Maindy isn't great, really. No corners to string the line out and so the bunch can easily pull a break back. No break got more than 50m away last night. Just too hard to ride 45-50kph on your own! No real incentive to do anything other than sit in - I ended up on the front a bit but I felt strong enough and I didn't want to get boxed in at all.
Loved it though, can't wait for the rematch next week.
Great write up Frank....I'm still watching the race, i watch the end probably 3 times a day, absolutely amazing. Blows my mind they were able to answer an attack just to attack or counter another, over and over again. Watching the last few K's made my legs hurt for them. Is there such thing as sympathy suffering?
Superlative race. Excellent insight. Both pure inspiration.
@RobSandy
Haha, yes, schoolboy error. The first 10 minutes was bloody hard too - it was only when things calmed down a bit that I had time to look and see it wasn't on.
Even without that I still ended up with an NP of 284 watts.
I kept trying to chase onto breaks, and either being on my own trying to bridge the gap or dragging the field with me. Then as we got close a bunch would go and I hadn't recovered to go again. I should have sat in more and gone with the attacks with enough energy to help make them stick.
Still, I only did two races last year so I'm reasonably happy at just feeling comfortable again. I was nervous as a cat in a kennel all yesterday.
Tried tried to post from work but no luck. From 50m before the big left handed on Carrefour.
A friend loudly greeted me Tuesday Morning with "not a word! I'm watching it tonight." All I could say was that it was the best PR in my recent memory.

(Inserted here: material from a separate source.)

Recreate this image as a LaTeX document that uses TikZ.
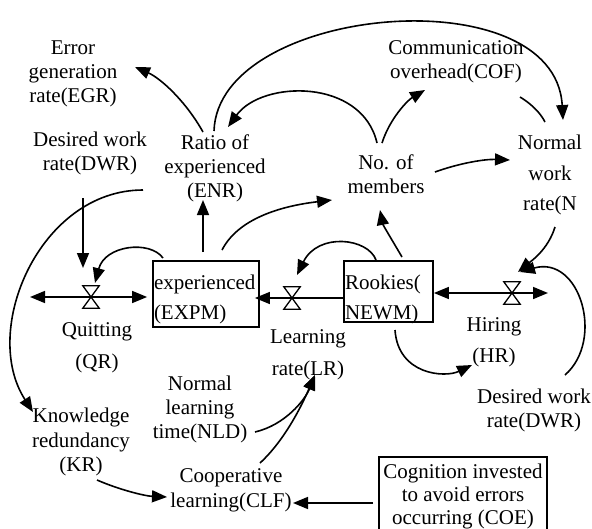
\documentclass[tikz,border=0pt]{standalone}
\usepackage{fontspec}
\setmainfont{Liberation Serif}
\usetikzlibrary{arrows.meta,calc}

\begin{document}
\begin{tikzpicture}[x=1pt,y=-1pt,
  lbl/.style={font=\fontsize{21}{24}\selectfont, align=center, inner sep=1pt},
  lblw/.style={font=\fontsize{21}{32}\selectfont, align=center, inner sep=1pt},
  stock/.style={draw, line width=1.8pt, inner sep=1pt, font=\fontsize{21}{30.5}\selectfont},
  valvehole/.style={minimum width=16pt, minimum height=22pt, inner sep=0pt},
  valveline/.style={line width=1.3pt, fill=white, line join=miter},
  link/.style={line width=1.6pt, -{Triangle[length=15pt,width=12pt]}},
  bare/.style={line width=1.6pt},
  pipeboth/.style={line width=1.6pt, {Triangle[length=15pt,width=12pt]}-{Triangle[length=15pt,width=12pt]}},
  pipeone/.style={line width=1.6pt, -{Triangle[length=15pt,width=12pt]}}
]
\useasboundingbox (0,0) rectangle (592,528);
\fill[white] (0,0) rectangle (592,528);

% auxiliaries and rates
\node[lbl] (egr) at (73,74) {Error\\generation\\rate(EGR)};
\node[lbl] (dwrl) at (90,153) {Desired work\\rate(DWR)};
\node[lbl] (enr) at (215,168) {Ratio of\\experienced\\(ENR)};
\node[lbl] (cof) at (456,62) {Communication\\overhead(COF)};
\node[lbl] (nom) at (386,174) {No. of\\members};
\node[lbl, font=\fontsize{21}{30.5}\selectfont] (nwr) at (550,175) {Normal\\work\\rate(N};
\node[lblw] (qr) at (97,348) {Quitting\\(QR)};
\node[lblw] (lr) at (308,355) {Learning\\rate(LR)};
\node[lblw, font=\fontsize{21}{31}\selectfont] (hr) at (494,342) {Hiring\\(HR)};
\node[lbl] (dwrr) at (534,410) {Desired work\\rate(DWR)};
\node[lbl] (nld) at (200,409) {Normal\\learning\\time(NLD)};
\node[lbl, font=\fontsize{21}{24.5}\selectfont] (kr) at (81,442) {Knowledge\\redundancy\\(KR)};
\node[lbl, font=\fontsize{21}{25}\selectfont] (clf) at (231,490) {Cooperative\\learning(CLF)};

% stocks
\node[stock] (expm) at (206,294)
  {\parbox[c][64pt][t]{104pt}{\raggedright\rule{0pt}{27pt}experienced\\(EXPM)}};
\node[stock] (newm) at (388.5,291.5)
  {\parbox[c][59pt][t]{87pt}{\raggedright\rule{0pt}{27pt}Rookies(\\NEWM)}};
\node[stock] (coe) at (463,495)
  {\parbox[c][74pt][t]{166pt}{\centering\fontsize{21}{23}\selectfont\rule{0pt}{20pt}Cognition invested\\to avoid errors\\occurring (COE)}};

% valves
\node[valvehole] (vq) at (91,297) {};
\node[valvehole] (vl) at (292,298) {};
\node[valvehole] (vh) at (512,293) {};
\coordinate (qout) at (30,297);
\coordinate (hin) at (548,293);

% flow pipes
\draw[pipeboth] (qout) -- ($(expm.west |- vq)+(-5,0)$);
\draw[pipeone] (newm.west |- vl) -- ($(expm.east |- vl)+(-5,0)$);
\draw[pipeboth] (newm.east |- vh) -- (hin);

\foreach \v in {vq,vl,vh}
  \filldraw[valveline] (\v.north west) -- (\v.north east) -- (\v.south west) -- (\v.south east) -- cycle;

% causal links
\draw[link] ($(enr)+(-12,-36)$) .. controls (185,100) and (160,78) .. ($(egr)+(62,-7)$);
\draw[link] ($(enr)+(-1,-37)$) .. controls (218,5) and (555,-25) .. ($(nwr)+(13,-55)$);
\draw[link] ($(nom)+(-9,-31)$) .. controls (362,78) and (262,80) .. ($(enr)+(13,-41)$);
\draw[link] ($(nom)+(-4,-31)$) .. controls (390,118) and (408,100) .. ($(cof)+(-31,28)$);
\draw[bare] ($(cof)+(64,35)$) .. controls (530,103) and (540,112) .. ($(nwr)+(-5,-53)$);
\draw[link] ($(nom)+(49,-2)$) .. controls (460,163) and (485,159) .. ($(nwr)+(-40,-15)$);
\draw[link] ($(expm)+(16,-44)$) .. controls (240,215) and (290,205) .. ($(nom)+(-54,26)$);
\draw[link] ($(expm)+(-3,-42)$) -- ($(enr)+(-12,32)$);
\draw[link] ($(expm)+(-43,-36)$) .. controls (150,240) and (105,245) .. ($(vq)+(4,-14)$);
\draw[link] ($(dwrl)+(-7,45)$) -- ($(vq)+(-8,-29)$);
\draw[link] ($(enr)+(-72,22)$) .. controls (40,190) and (-20,330) .. ($(kr)+(-48,-30)$);
\draw[link] ($(newm)+(13.5,-34.5)$) .. controls (392,240) and (383,225) .. ($(nom)+(-6,36)$);
\draw[link] ($(newm)+(-12.5,-31.5)$) .. controls (368,238) and (318,232) .. ($(vl)+(5,-23)$);
\draw[link] ($(newm)+(6.5,38.5)$) .. controls (398,375) and (445,378) .. ($(hr)+(-22,23)$);
\draw[link] ($(nwr)+(5,52)$) .. controls (548,250) and (530,262) .. ($(vh)+(6,-21)$);
\draw[link] ($(dwrr)+(31,-35)$) .. controls (605,340) and (580,255) .. ($(vh)+(8,-21)$);
\draw[link] ($(nld)+(55,23)$) .. controls (285,425) and (305,400) .. ($(lr)+(7,20)$);
\draw[link] ($(clf)+(29,-27)$) .. controls (285,440) and (302,405) .. ($(lr)+(7,20)$);
\draw[link] ($(kr)+(16,38)$) .. controls (120,490) and (145,496) .. ($(clf)+(-64,7)$);
\draw[link] ($(coe)+(-90,8)$) -- ($(clf)+(62,13)$);
\end{tikzpicture}
\end{document}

I watched it Sunday with my sons with the take home message being: quitters never win.
Proof that life is short and unpredictable: MCA is gone. How can that be?
Proof that persistence and never giving up is worth it: Hayman!
Totally transfixed. Love riding in those moments that come in a calculated effort to do something special – especially when your effort is not in plain sight.
@Harminator
Those pics perfectly capture the abysmal state of the pavé - with the crown turned spine - on that specific stretch (virtually all of the Carrefour). Couldn't help using your shot of Hayman and his quote in the OGE video to whip up my own motivational poster. Cheers!